Daily Report: Day 8,  Venice Biennale 2015

Tick, Tock.

…I dream of a house that is partially flooded. Some of the rooms are almost knee-deep in water. There is a huge fish in one. As the water begins to recede, the fish begins to writhe, struggling for air. I move it with great difficulty from room to room, seeking out any amount of remaining water. The animal is heavy and its movements make my task almost impossible. I awake, remembering the weight of the fish, and the wetness… – from memories of others.

The voice of Bettina Malcomess’ ‘Anne Historical,’ a character who has no memories of her own, narrates the text she types while a local venetian actor responds through affective gestures, and gesticulates on a small makeshift stage. 35mm stills interspersed with text – a photographic sequence from a flight in Johannesburg shortly before coming to Venice – plays out behind the two performers:

An ascent, a landing, an arrival, a departure, a recollection, the description of a scene, the flashback, waiting, scrolling, falling, watching, the reversal.

This is a series of ephemeral performances and installations at different sites working with the first appearances of film as projection in the street, in theatres and in makeshift, mobile ‘cinemas’. This series of ‘moving images’ or ‘appearances’ combines film, voice and gesture to stage different modalities of movement that reflect our imagination of space, time and memory. This piece begins from archival footage of the ‘Great African Air Race’ from the United Kingdom to Johannesburg during the British Empire Exhibition. The race was a failure, with only one plane actually making it to Johannesburg and three fatal accidents en route. The race imagines the African continent as a single territory over which an essentially abstract, colonial movement takes place across a map: from Portsmouth to Cairo to Khartoum to Johannesburg. 
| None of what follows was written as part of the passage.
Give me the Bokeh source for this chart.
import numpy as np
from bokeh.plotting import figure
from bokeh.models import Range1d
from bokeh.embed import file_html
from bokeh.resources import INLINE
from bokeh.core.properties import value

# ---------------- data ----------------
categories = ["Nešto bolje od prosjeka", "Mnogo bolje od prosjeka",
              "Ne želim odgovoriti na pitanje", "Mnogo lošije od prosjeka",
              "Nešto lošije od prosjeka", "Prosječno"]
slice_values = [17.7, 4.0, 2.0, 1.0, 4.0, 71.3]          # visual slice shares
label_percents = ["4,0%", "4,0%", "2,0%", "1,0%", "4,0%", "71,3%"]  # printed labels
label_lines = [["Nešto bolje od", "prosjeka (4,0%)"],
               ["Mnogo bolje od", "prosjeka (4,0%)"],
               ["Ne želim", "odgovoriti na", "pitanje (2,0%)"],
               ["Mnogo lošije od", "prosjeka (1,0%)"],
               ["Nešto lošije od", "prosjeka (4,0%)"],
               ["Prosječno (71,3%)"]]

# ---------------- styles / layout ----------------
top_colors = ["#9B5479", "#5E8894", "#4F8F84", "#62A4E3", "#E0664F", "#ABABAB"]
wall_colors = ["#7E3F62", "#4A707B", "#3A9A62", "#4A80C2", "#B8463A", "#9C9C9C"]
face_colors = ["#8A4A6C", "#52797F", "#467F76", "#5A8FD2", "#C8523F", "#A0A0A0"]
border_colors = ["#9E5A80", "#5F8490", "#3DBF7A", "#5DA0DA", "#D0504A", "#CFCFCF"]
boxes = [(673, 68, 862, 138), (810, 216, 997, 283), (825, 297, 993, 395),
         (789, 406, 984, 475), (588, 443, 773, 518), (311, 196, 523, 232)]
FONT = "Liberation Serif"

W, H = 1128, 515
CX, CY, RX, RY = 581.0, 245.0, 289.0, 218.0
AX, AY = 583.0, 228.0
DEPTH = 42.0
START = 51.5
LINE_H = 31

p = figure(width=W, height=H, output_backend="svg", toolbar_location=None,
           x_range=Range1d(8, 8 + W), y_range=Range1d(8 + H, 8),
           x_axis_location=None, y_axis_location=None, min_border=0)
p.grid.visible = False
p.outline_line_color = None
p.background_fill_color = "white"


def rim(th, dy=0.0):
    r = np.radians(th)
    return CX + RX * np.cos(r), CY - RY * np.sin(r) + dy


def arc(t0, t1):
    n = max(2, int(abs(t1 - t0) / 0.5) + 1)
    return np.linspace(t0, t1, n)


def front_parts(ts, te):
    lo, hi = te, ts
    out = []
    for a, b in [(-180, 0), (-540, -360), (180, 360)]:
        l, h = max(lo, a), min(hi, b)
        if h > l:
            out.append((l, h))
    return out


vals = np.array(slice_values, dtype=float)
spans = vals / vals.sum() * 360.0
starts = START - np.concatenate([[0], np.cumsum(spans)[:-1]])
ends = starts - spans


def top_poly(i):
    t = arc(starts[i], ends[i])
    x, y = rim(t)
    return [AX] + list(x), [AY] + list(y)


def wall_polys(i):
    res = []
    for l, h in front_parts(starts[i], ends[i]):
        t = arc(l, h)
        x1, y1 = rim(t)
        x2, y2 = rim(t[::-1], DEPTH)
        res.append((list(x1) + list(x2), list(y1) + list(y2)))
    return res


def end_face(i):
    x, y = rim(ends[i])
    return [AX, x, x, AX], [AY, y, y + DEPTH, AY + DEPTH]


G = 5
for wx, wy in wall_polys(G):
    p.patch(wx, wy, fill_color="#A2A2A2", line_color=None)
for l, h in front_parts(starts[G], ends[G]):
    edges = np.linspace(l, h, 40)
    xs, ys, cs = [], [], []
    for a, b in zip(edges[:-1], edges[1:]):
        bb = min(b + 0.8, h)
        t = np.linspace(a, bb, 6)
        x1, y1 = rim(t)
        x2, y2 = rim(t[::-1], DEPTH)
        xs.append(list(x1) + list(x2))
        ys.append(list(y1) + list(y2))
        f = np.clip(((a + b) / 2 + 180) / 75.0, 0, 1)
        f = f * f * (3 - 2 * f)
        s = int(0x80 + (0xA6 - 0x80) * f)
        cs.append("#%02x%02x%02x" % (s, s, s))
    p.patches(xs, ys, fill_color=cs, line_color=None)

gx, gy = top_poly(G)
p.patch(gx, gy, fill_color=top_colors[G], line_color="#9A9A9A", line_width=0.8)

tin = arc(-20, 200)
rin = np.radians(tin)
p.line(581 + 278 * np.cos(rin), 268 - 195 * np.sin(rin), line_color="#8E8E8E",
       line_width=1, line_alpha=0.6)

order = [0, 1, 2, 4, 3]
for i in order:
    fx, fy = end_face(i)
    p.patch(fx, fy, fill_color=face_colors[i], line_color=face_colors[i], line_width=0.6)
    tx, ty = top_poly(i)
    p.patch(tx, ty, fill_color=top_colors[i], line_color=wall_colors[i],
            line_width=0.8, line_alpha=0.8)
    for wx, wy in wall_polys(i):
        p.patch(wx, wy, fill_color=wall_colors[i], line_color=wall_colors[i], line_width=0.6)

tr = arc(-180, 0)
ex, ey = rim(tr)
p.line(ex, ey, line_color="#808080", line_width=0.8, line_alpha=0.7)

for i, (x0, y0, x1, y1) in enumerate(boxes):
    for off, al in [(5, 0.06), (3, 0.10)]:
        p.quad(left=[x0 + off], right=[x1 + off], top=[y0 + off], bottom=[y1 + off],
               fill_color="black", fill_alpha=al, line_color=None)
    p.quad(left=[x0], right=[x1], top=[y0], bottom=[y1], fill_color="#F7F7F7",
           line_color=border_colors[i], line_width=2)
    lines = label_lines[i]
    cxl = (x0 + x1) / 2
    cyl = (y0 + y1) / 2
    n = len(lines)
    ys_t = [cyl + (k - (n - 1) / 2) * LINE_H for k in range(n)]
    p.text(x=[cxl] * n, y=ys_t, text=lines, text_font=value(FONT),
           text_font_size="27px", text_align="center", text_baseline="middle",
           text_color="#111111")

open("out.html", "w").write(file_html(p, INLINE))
Water fills the film installation of John Akomfrah, positioned somewhere between fiction and non-fiction, traditional cinema and the art gallery, DIY punk ethics and sleek production aesthetics, beautifully explored in a three-screen film installation in the Giardini della Biennale. Vertigo Sea is a meditation on whaling, the environment and the engulfing body of water of the world’s oceans. The installation is created from archival and unpublished material in the form of a documentary essay, verging on a David Attenborough-directed National Geographic Special. However, this immersive work transforms the cinema room into an underwater hideout with windows washed over by crashing waves, interspersed with the slaughter of baby polar bears, jellyfish slowly rising up to the surface light where the sublime sun awaits, shortly before a slave driver pushes a tired slave into the sea. Black bodies washed out on the beach punctuate and briefly pause the momentum of the film to remind us of the 41 African migrants who drowned while crossing the sea to Italy a week or two earlier. This is the end of humanity as we know it, in a world in severe crisis, and we feel just fine.
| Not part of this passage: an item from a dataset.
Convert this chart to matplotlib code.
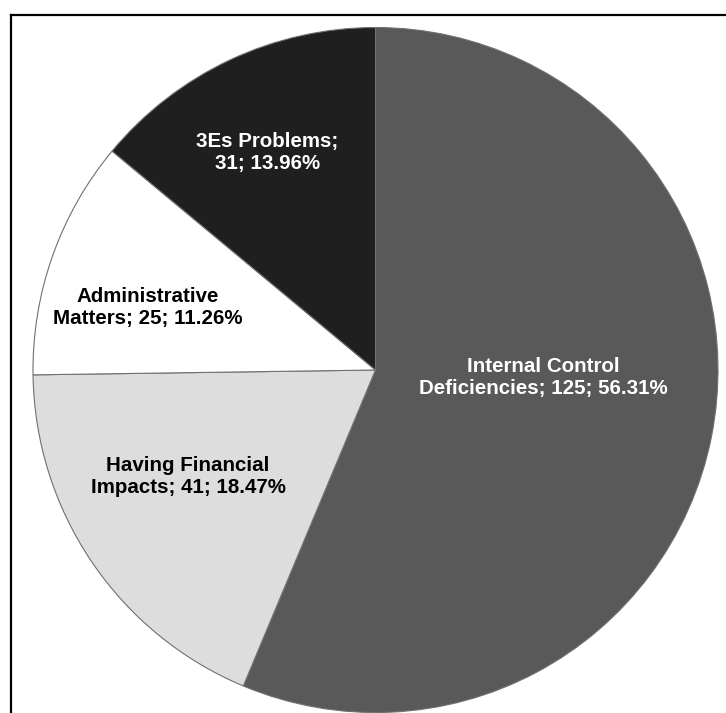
import matplotlib
matplotlib.use("Agg")
import matplotlib.pyplot as plt
from matplotlib.lines import Line2D
import numpy as np

# DATA
categories = ["Internal Control\nDeficiencies", "Having Financial\nImpacts",
              "Administrative\nMatters", "3Es Problems;\n"]
counts = [125, 41, 25, 31]
percents = [56.31, 18.47, 11.26, 13.96]
colors = ["#595959", "#dddddd", "#ffffff", "#1f1f1f"]
text_colors = ["white", "black", "black", "white"]

# label placement (fraction of radius, angle offset from wedge middle in degrees)
label_r = [0.49, 0.63, 0.69, 0.71]
label_dang = [8.7, -4.4, 4.1, 1.2]

plt.rcParams["font.family"] = ["Liberation Sans", "DejaVu Sans"]

W, H = 726, 713
fig = plt.figure(figsize=(W / 100, H / 100), dpi=100)
cx, cy, r = 375.5, 370, 342.5
ax = fig.add_axes([(cx - r) / W, (H - cy - r) / H, 2 * r / W, 2 * r / H])

wedges, _ = ax.pie(counts, colors=colors, startangle=90, counterclock=False,
                   wedgeprops=dict(edgecolor="#707070", linewidth=0.8))
ax.set_xlim(-1, 1)
ax.set_ylim(-1, 1)
ax.set_aspect("auto")
ax.axis("off")

for i, w in enumerate(wedges):
    mid = np.deg2rad((w.theta1 + w.theta2) / 2 + label_dang[i])
    x = label_r[i] * np.cos(mid)
    y = label_r[i] * np.sin(mid)
    if categories[i].endswith("\n"):
        txt = f"{categories[i]}{counts[i]}; {percents[i]:.2f}%"
    else:
        txt = f"{categories[i]}; {counts[i]}; {percents[i]:.2f}%"
    ax.text(x, y, txt, ha="center", va="center", color=text_colors[i],
            fontsize=14.8, fontweight="bold", linespacing=1.2)

# frame (only top and left edges fall inside the picture)
fig.add_artist(Line2D([11 / W, 1], [1 - 15 / H, 1 - 15 / H], color="black",
                      linewidth=1.6, transform=fig.transFigure))
fig.add_artist(Line2D([11 / W, 11 / W], [0, 1 - 15 / H], color="black",
                      linewidth=1.6, transform=fig.transFigure))

fig.savefig("out.png", dpi=100, facecolor="white")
In the Australian pavilion, the clocks are ticking as Fiona Hall “examines environmental degradation, capitalism, politics, among other critical topics, and links them together in a menagerie of 1000 sculptural works that evoke humanity’s deep-seated concern over the state of contemporary life,” in an immersive installation titled Wrong Way Time. Global conflict, global finances and the environment live in some kind of artistic harmony next to each other in this newly built black-Zimbabwean-granite-covered box; guns baked out of bread, banknotes transformed into watercolours, bird nests woven from strips of currency and human-like figures knitted from shredded military uniforms float sadly in the centre of the room. Hall’s wunderkammer or cabinet-of-curiosities-inspired installation also includes a map of the southern Mediterranean, covered in figures representing the same drowned migrants recalled in Akomfrah’s film.

The countdown to the global meltdown continues – un-abating, unabashed and uncontrolled.